One-punch-line yang juga sering dilantunkan di awal film hingga ketika film ini memasuki paruh kedua, line-line smart itu menghilang digantikan dengan beberapa dialog yang biasa-biasa saja. Mungkin konsentrasi Mark Waters teralihkan dengan konflik dari Vampire Academy yang disadur dari bukunya itu tetapi tetap mempertahankan citarasa Mean Girls di dalam filmnya. Banyak sekali hal-hal yang menarik yang harusnya bisa membuat Vampire Academy ini menarik. Banyak karakter-karakter seperti Dhampir, Strigoi, Moroi yang harusnya bisa diulik lebih lagi agar lebih menarik.

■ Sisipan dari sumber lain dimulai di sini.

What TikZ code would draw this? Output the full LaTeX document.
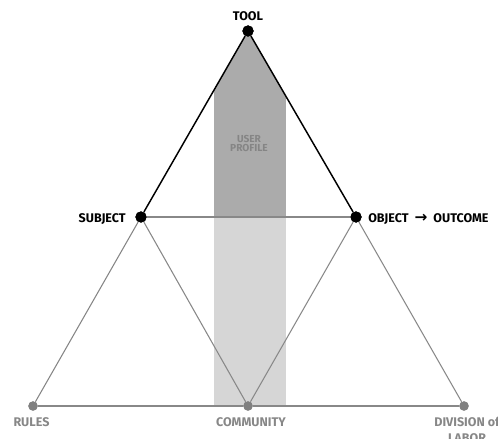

Serta bagaimana Vampire Academy ini tidak mengusung romance menye-menye yang berlebihan dan lebih mengulik petualangan memberantas keganjilan yang ada di kehidupan Rose dan Lissa selama di Akademi St. Vladimir. Melihat banyaknya potensi-potensi yang harusnya bisa membuat film ini bisa lebih menarik tetapi disia-siakan begitu saja. Apalagi usaha Mark Waters yang ingin membuat film ini menjadi chick-flick makhluk penghisap darah dengan gaya arahannya yang khas itu.
Akhirnya Vampire Academy menjadi salah satu dari banyak deretan film adaptasi buku yang gagal lainnya. Melihat bagaimana ending dari film ini, sepertinya Mark Waters masih memberikan harapan bagi para penggemar buku dari Vampire Academy untuk menyaksikan sekuel dari buku yang terdiri dari 6 seri ini. Tetapi, bagaimana kualitas dan juga kuantitas tetap berbicara. Sepertinya sangat susah untuk Vampire Academy agar mendapatkan slot lagi untuk film kedua yang disadur dari buku kedua milik Richelle Mead ini.
Overall, Vampire Academy memiliki banyak sekali potensi untuk menjadi film chick-flick yang segar dan menarik. Sayangnya, Richelle Mead kurang memberikan inovasi dalam menyindir referensi sana-sini dan mengundang tawa penontonnya. Cerita yang mulai draggy, adegan-adegan cheesy dan masih banyak sekali sisi minor yang menghiasi perjalanan Vampire Academy dalam menuturkan ceritanya. Menantikan seri kedua? Well, Don’t lose faith but be logic.